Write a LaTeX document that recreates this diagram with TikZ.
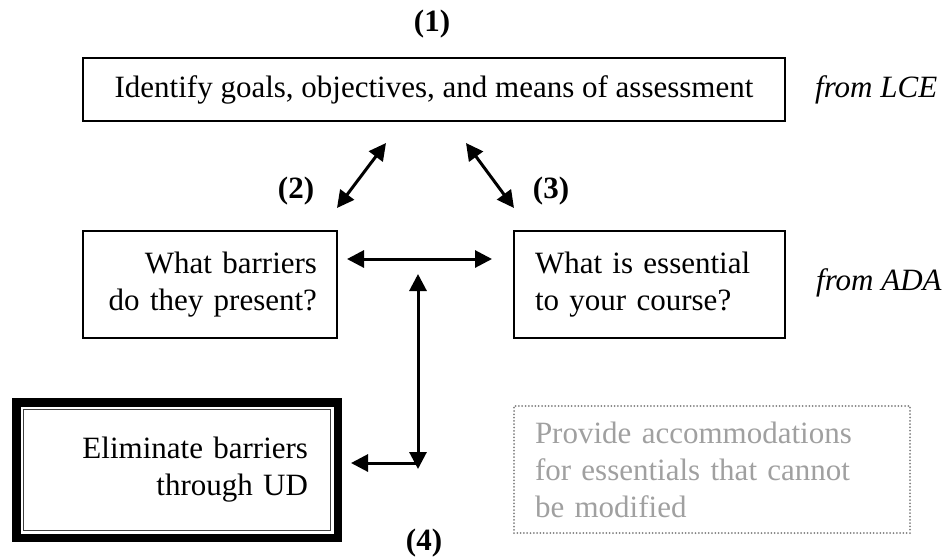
\documentclass[tikz,border=0pt]{standalone}
\usepackage{fontspec}
\setmainfont{Liberation Serif}
\usetikzlibrary{arrows.meta,calc}
\definecolor{dotline}{HTML}{808080}
\definecolor{softtext}{HTML}{A0A0A0}

\begin{document}
\begin{tikzpicture}[x=1pt, y=-1pt, font=\fontsize{31}{37}\selectfont,
  >={Triangle[length=17pt,width=17pt]},
  box/.style={draw, line width=2pt, inner ysep=0pt},
  lbl/.style={font=\fontsize{31}{37}\selectfont\bfseries, inner sep=0pt},
  src/.style={font=\fontsize{31}{37}\selectfont\itshape, anchor=base west, inner sep=0pt},
  link/.style={<->, line width=3pt}]
  \useasboundingbox (0,0) rectangle (952,558);
  % steps
  \node[box, minimum width=702pt, minimum height=63pt, inner xsep=0pt] (goals) at (434,89.5) {Identify goals, objectives, and means of assessment};
  \node[box, minimum width=254pt, minimum height=107pt, text width=214pt, inner xsep=0pt, align=right] (barriers) at (210,284.5) {What barriers\\do they present?};
  \node[box, minimum width=271pt, minimum height=107pt, text width=229pt, inner xsep=0pt, align=left] (essential) at (649.5,284.5) {What is essential\\to your course?};
  \node[draw, line width=8.5pt, minimum width=321.5pt, minimum height=135.5pt, text width=262pt, inner sep=0pt, align=right] (elim) at (177,470) {Eliminate barriers\\through UD};
  \draw[line width=1.5pt, black!75] ($(elim.north west)+(11.5,11.5)$) rectangle ($(elim.south east)-(11.5,11.5)$);
  \node[draw=dotline, line width=2pt, dash pattern=on 0pt off 3.3pt, line cap=round, minimum width=396pt, minimum height=127pt, text width=354pt, inner sep=0pt, align=left, text=softtext] (provide) at (712,469.5) {Provide accommodations\\for essentials that cannot\\be modified};
  % labels
  \node[lbl] (n1) at (432,24) {(1)};
  \node[lbl] (n2) at (296,191) {(2)};
  \node[lbl] (n3) at (551,191) {(3)};
  \node[lbl] (n4) at (424,543) {(4)};
  \node[src] (lce) at (815,97) {from LCE};
  \node[src] (ada) at (816,290) {from ADA};
  % arrow ends
  \coordinate (gl) at (386,143);
  \coordinate (bl) at (337,208);
  \coordinate (gr) at (466,143);
  \coordinate (er) at (514,208);
  \coordinate (hl) at (347,259);
  \coordinate (hr) at (492,259);
  \coordinate (vt) at (418,274);
  \coordinate (vb) at (418,469);
  \coordinate (vj) at (418,463);
  \coordinate (el) at (351,463);
  \draw[link] (gl) -- (bl);
  \draw[link] (gr) -- (er);
  \draw[link] (hl) -- (hr);
  \draw[link] (vt) -- (vb);
  \draw[->, line width=3pt] (vj) -- (el);
\end{tikzpicture}
\end{document}
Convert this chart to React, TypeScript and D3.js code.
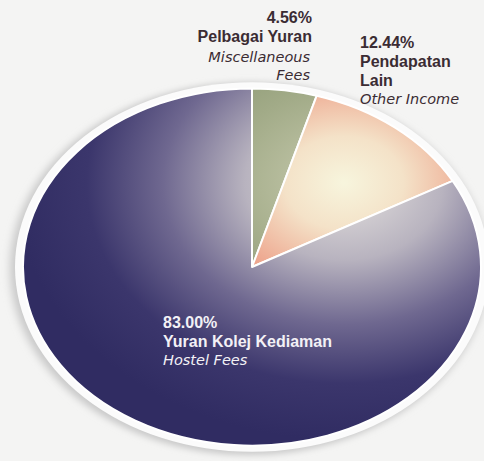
import * as d3 from 'd3';

const labelsMs = ['Pelbagai Yuran', 'Pendapatan Lain', 'Yuran Kolej Kediaman'];
const labelsEn = ['Miscellaneous Fees', 'Other Income', 'Hostel Fees'];
const shares = [4.56, 12.44, 83.0];

const W = 484;
const H = 461;
const cx = 252;
const cy = 267;
const R = 229;
const k = 0.78;

const fills = ['url(#gGreen)', 'url(#gOrange)', 'url(#gPurple)'];

export default function App() {
  const data = shares.map((v, i) => ({ v, ms: labelsMs[i], en: labelsEn[i] }));
  const pie = d3.pie<{ v: number }>().value(d => d.v).sort(null);
  const arc = d3.arc<d3.PieArcDatum<{ v: number }>>().innerRadius(0).outerRadius(R);
  const arcs = pie(data);

  // highlight centre in local (unscaled) coords
  const hx = 92;
  const hy = -108;

  const dark = '#3b2c33';
  const bold = "'Liberation Sans', Arial, sans-serif";
  const ital = "'DejaVu Sans', sans-serif";

  return (
    <svg width={W} height={H} style={{ position: 'absolute', left: 0, top: 0, background: '#f4f4f3' }}>
      <defs>
        <filter id="shadow" x="-10%" y="-10%" width="120%" height="120%">
          <feGaussianBlur stdDeviation="4" />
        </filter>
        <radialGradient id="gPurple" gradientUnits="userSpaceOnUse" cx={hx} cy={hy} r={330}>
          <stop offset="0" stopColor="#e6e3e0" />
          <stop offset="0.3" stopColor="#b8b3bf" />
          <stop offset="0.55" stopColor="#6f6890" />
          <stop offset="0.78" stopColor="#3b366c" />
          <stop offset="1" stopColor="#302c62" />
        </radialGradient>
        <radialGradient id="gOrange" gradientUnits="userSpaceOnUse" cx={hx} cy={hy} r={170}>
          <stop offset="0" stopColor="#f7f5dd" />
          <stop offset="0.35" stopColor="#f4e2c8" />
          <stop offset="0.75" stopColor="#eeaa92" />
          <stop offset="1" stopColor="#e8907c" />
        </radialGradient>
        <radialGradient id="gGreen" gradientUnits="userSpaceOnUse" cx={hx} cy={hy} r={240}>
          <stop offset="0" stopColor="#c9ccb0" />
          <stop offset="0.5" stopColor="#a2ab88" />
          <stop offset="1" stopColor="#7f8e68" />
        </radialGradient>
      </defs>

      <g transform={`translate(${cx},${cy}) scale(1,${k})`}>
        <circle r={R + 10} fill="#c9c9c9" filter="url(#shadow)" transform="translate(-3,2)" />
        <circle r={R + 8} fill="#fbfbfb" />
        {arcs.map((a, i) => (
          <path
            key={i}
            d={arc(a) ?? ''}
            fill={fills[i]}
            stroke="#ffffff"
            strokeWidth={2}
            vectorEffect="non-scaling-stroke"
            strokeLinejoin="round"
          />
        ))}
      </g>

      <g fontSize={16} fill={dark}>
        <text x={312} y={23} textAnchor="end" fontFamily={bold} fontWeight={700}>{`${data[0].v.toFixed(2)}%`}</text>
        <text x={312} y={42} textAnchor="end" fontFamily={bold} fontWeight={700}>{data[0].ms}</text>
        <text x={310} y={62} textAnchor="end" fontFamily={ital} fontStyle="italic" fontSize={14.5}>{data[0].en.split(' ')[0]}</text>
        <text x={310} y={80} textAnchor="end" fontFamily={ital} fontStyle="italic" fontSize={14.5}>{data[0].en.split(' ')[1]}</text>

        <text x={360} y={48} fontFamily={bold} fontWeight={700}>{`${data[1].v.toFixed(2)}%`}</text>
        <text x={360} y={67} fontFamily={bold} fontWeight={700}>{data[1].ms.split(' ')[0]}</text>
        <text x={360} y={86} fontFamily={bold} fontWeight={700}>{data[1].ms.split(' ')[1]}</text>
        <text x={360} y={104} fontFamily={ital} fontStyle="italic" fontSize={14.5}>{data[1].en}</text>
      </g>

      <g fontSize={16} fill="#f3f1f6">
        <text x={163} y={328} fontFamily={bold} fontWeight={700}>{`${data[2].v.toFixed(2)}%`}</text>
        <text x={163} y={347} fontFamily={bold} fontWeight={700}>{data[2].ms}</text>
        <text x={163} y={365} fontFamily={ital} fontStyle="italic" fontSize={14.5}>{data[2].en}</text>
      </g>
    </svg>
  );
}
□ □ □ □ □
What you will do: Gather each line in these records that contains the string "this".

Full answer:
Write a LaTeX document that recreates this diagram with TikZ.
Convert this chart to React, TypeScript and D3.js code.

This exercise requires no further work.